It's not about medicine, housestaff, or academia.
Nope, the most interesting article we found over the past month comes from the Chiang Khong district of Chiang Rai province, northern Thailand.
The World Wildlife Fund-National Geographic released photos today of two Thai fishermen displaying their Catch-of-the-Day: a 293-kilogram (646-pound) giant catfish.
The Thai anglers caught the massive bottom-feeder in the fresh water of the Mekong River. It is believed to be the world's heaviest living freshwater fish (at the time of the photo at least). The Mekong River Basin is home to more species of massive fish than any river in the world. It is also the most productive fishery in the world, generating $1.7 billion each year. Note to self: when in Thailand, don't swim in the Mekong River!
Despite the efforts of environmentalists, the catfish was later used for a delicious dnner.
The World WIldlife Fund website reported that the fish was the largest ever caught in Thailand since they began keeping track in 1981.
"It's amazing to think that giants like this still swim in some of the world's rivers," said Dr. Zeb Hogan, a WWF Conservation Science fellow and leader of a new World Wildlife Fund (WWF) and National Geographic Society project to identify and study all freshwater fish over 6 feet long or 200 pounds. "We've now confirmed now that this catfish is the current record holder, an astonishing find."
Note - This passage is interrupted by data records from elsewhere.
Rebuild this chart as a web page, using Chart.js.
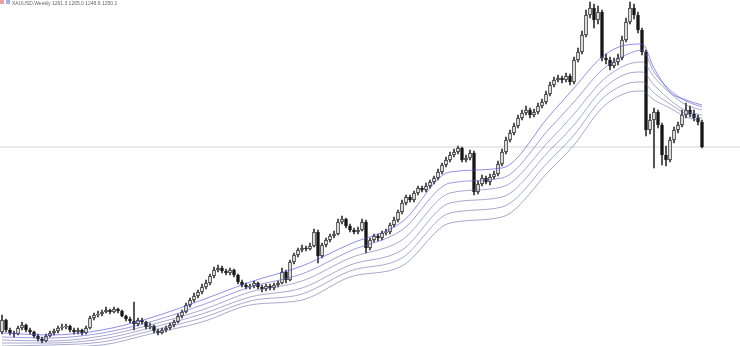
<!DOCTYPE html>
<html>
<head>
<meta charset="utf-8">
<script src="https://cdn.jsdelivr.net/npm/chart.js@4"></script>
<style>
  html, body { margin: 0; padding: 0; background: #fff; }
  #wrap { position: relative; width: 740px; height: 346px; }
  #title { position: absolute; left: 0; top: 0; font: 5px "Liberation Sans", Arial, sans-serif; color: #666; white-space: nowrap; }
  #title i { display: inline-block; width: 4px; height: 4px; margin-right: 2px; vertical-align: top; }
</style>
</head>
<body>
<div id="wrap">
  <canvas id="mychart" width="740" height="346"></canvas>
  <div id="title"><i style="background:#e9a0a0"></i><i style="background:#9fb3e6"></i>XAUUSD,Weekly 1261.3 1265.0 1248.6 1250.1</div>
</div>
<script>
// candle prices (chart units, higher = up)
const opens = [14,26,16,13,12,18,21,16,14,10,7,5,10,13,15,18,19,20,16,14,
  16,13,18,28,31,32,34,36,34,37,35,30,27,25,22,26,24,19,20,15,
  13,16,18,21,24,30,34,41,46,50,54,59,63,70,76,78,75,73,76,71,
  64,61,59,60,63,59,57,60,58,61,63,74,66,84,91,96,98,97,100,114,
  90,101,106,110,112,124,127,120,116,114,116,124,98,106,110,108,113,114,121,126,
  134,143,149,146,153,158,156,160,164,168,174,181,186,191,194,198,186,188,193,154,
  162,168,164,169,172,182,194,206,213,220,228,233,236,231,234,240,244,252,261,266,
  268,266,270,264,286,294,311,331,338,326,334,288,286,280,284,288,306,324,338,331,
  316,294,216,226,234,221,191,186,206,216,221,231,236,232,228,224];
const highs = [31,27,18,15,20,24,22,18,15,12,9,12,15,17,20,22,22,21,18,18,
  17,20,30,33,35,36,39,37,39,38,36,31,29,44,28,28,25,23,21,17,
  18,20,23,26,32,36,43,48,53,56,62,66,72,79,81,80,77,78,77,72,
  66,63,62,65,64,61,62,62,63,65,78,76,86,93,98,101,100,103,117,116,
  103,108,112,115,127,130,128,122,118,119,127,126,108,112,112,115,117,123,129,136,
  146,151,151,155,160,160,163,166,170,177,183,189,194,197,200,199,191,196,195,165,
  171,170,172,175,185,197,209,216,223,231,236,240,238,237,243,247,255,264,269,271,
  270,273,272,289,298,315,336,344,342,340,336,292,289,288,292,310,328,344,342,334,
  318,296,232,238,236,223,200,209,219,224,236,243,240,236,231,226];
const lows = [12,14,11,9,11,16,14,12,8,5,3,4,9,11,13,16,17,14,12,12,
  11,12,17,26,29,30,33,32,33,33,29,25,23,16,20,22,17,17,13,11,
  12,14,16,19,23,28,33,39,44,48,52,57,61,68,74,73,71,71,69,62,
  59,57,57,58,57,54,55,56,56,59,62,63,65,82,89,94,95,96,99,83,
  88,99,104,108,111,122,118,114,112,112,115,93,96,104,105,106,111,112,119,124,
  132,141,144,144,151,154,154,158,162,166,172,179,184,189,192,184,184,186,151,152,
  160,162,161,167,170,180,192,204,211,218,226,231,228,229,232,238,242,250,259,264,
  263,264,261,262,284,292,309,328,318,322,285,282,276,278,281,286,304,322,327,313,
  291,210,212,178,218,181,180,184,203,213,219,228,229,225,221,198];
const closes = [26,16,13,12,18,21,16,14,10,7,5,10,13,15,18,19,20,16,14,16,
  13,18,28,31,32,34,36,34,37,35,30,27,25,22,26,24,19,20,15,13,
  16,18,21,24,30,34,41,46,50,54,59,63,70,76,78,75,73,76,71,64,
  61,59,60,63,59,57,60,58,61,63,74,66,84,91,96,98,97,100,114,90,
  101,106,110,112,124,127,120,116,114,116,124,98,106,110,108,113,114,121,126,134,
  143,149,146,153,158,156,160,164,168,174,181,186,191,194,198,186,188,193,154,162,
  168,164,169,172,182,194,206,213,220,228,233,236,231,234,240,244,252,261,266,268,
  266,270,264,286,294,311,331,338,326,334,288,286,280,284,288,306,324,338,331,316,
  294,216,226,234,221,191,186,206,216,221,231,236,232,228,224,199];

// moving average lines, read at these bar numbers
const maBars = [0,12,25,37,50,62,75,87,100,112,125,137,143,150,156,160,163,167,171,175];
const ma1 = [13,11,16,28,46,64,80,102,124,174,178,231,258,289,301,302,278,254,246,241];
const ma2 = [9,8,13,24,41,59,72,95,116,163,168,218,244,276,291,296,274,256,245,239];
const ma3 = [6,5,10,21,36,54,65,88,106,153,159,206,232,265,281,284,269,253,241,236];
const ma4 = [3,3,7,18,32,49,58,81,96,143,149,196,221,256,272,274,261,246,235,231];
const ma5 = [0,1,4,15,28,45,52,75,88,133,139,186,211,247,262,264,253,242,232,228];
const ma6 = [-3,-1,1,12,24,41,46,69,80,123,129,176,201,238,253,255,246,238,229,225];

const xMin = -0.5, xMax = 184.5;
const lastPrice = closes[closes.length - 1];

const bodies = closes.map((c, i) => ({ x: i, y: [opens[i], c] }));
const wicks = closes.map((c, i) => ({ x: i, y: [lows[i], highs[i]] }));
const bodyFill = closes.map((c, i) => c >= opens[i] ? '#ffffff' : '#111111');

function maLine(vals, color) {
  return {
    type: 'line',
    data: vals.map((v, k) => ({ x: maBars[k], y: v })),
    borderColor: color,
    borderWidth: 0.8,
    pointRadius: 0,
    cubicInterpolationMode: 'monotone',
    order: 0
  };
}

const ctx = document.getElementById('mychart');
const myChart = new Chart(ctx, {
  type: 'bar',
  data: {
    datasets: [
      maLine(ma1, 'rgba(80,80,220,0.8)'),
      maLine(ma2, 'rgba(90,90,210,0.75)'),
      maLine(ma3, 'rgba(100,100,170,0.7)'),
      maLine(ma4, 'rgba(100,100,170,0.7)'),
      maLine(ma5, 'rgba(100,100,170,0.7)'),
      maLine(ma6, 'rgba(100,100,170,0.7)'),
      {
        data: bodies,
        backgroundColor: bodyFill,
        borderColor: '#222222',
        borderWidth: 1,
        borderSkipped: false,
        barThickness: 3,
        grouped: false,
        order: 1
      },
      {
        data: wicks,
        backgroundColor: '#333333',
        borderWidth: 0,
        barThickness: 1,
        grouped: false,
        order: 2
      },
      {
        type: 'line',
        data: [{ x: xMin, y: lastPrice }, { x: xMax, y: lastPrice }],
        borderColor: '#d4d4d4',
        borderWidth: 1,
        pointRadius: 0,
        order: 3
      }
    ]
  },
  options: {
    responsive: false,
    animation: false,
    layout: { padding: 0 },
    scales: {
      x: { type: 'linear', min: xMin, max: xMax, offset: false, display: false },
      y: { min: 0, max: 346, display: false }
    },
    plugins: {
      legend: false,
      tooltip: { enabled: false }
    }
  }
});
</script>
</body>
</html>
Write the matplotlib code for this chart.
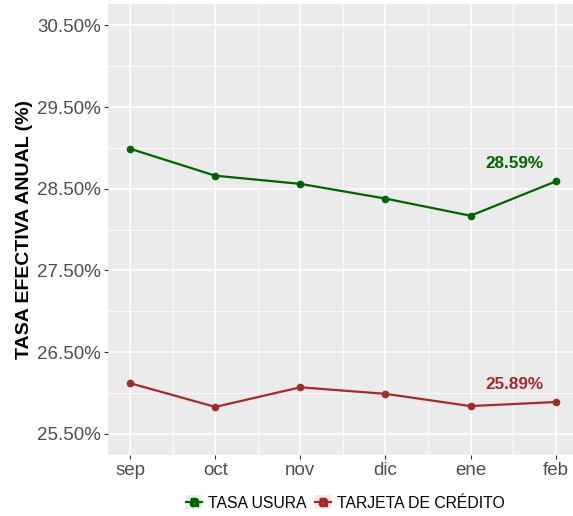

Killing everyone's buzz, Dr.Hogan continued, "I'm thrilled that we've set a new record, but we need to put this discovery in context: these giant fish are uniformly poorly studied and some are critically endangered. Some, like the Mekong giant catfish, face extinction," he said.
"My study of giant freshwater fish is showing a clear and global pattern: the largest fish species are disappearing. The challenge is clear: we must find methods to protect these species and their habitats. By acting now, we can save animals like the Mekong giant catfish from extinction."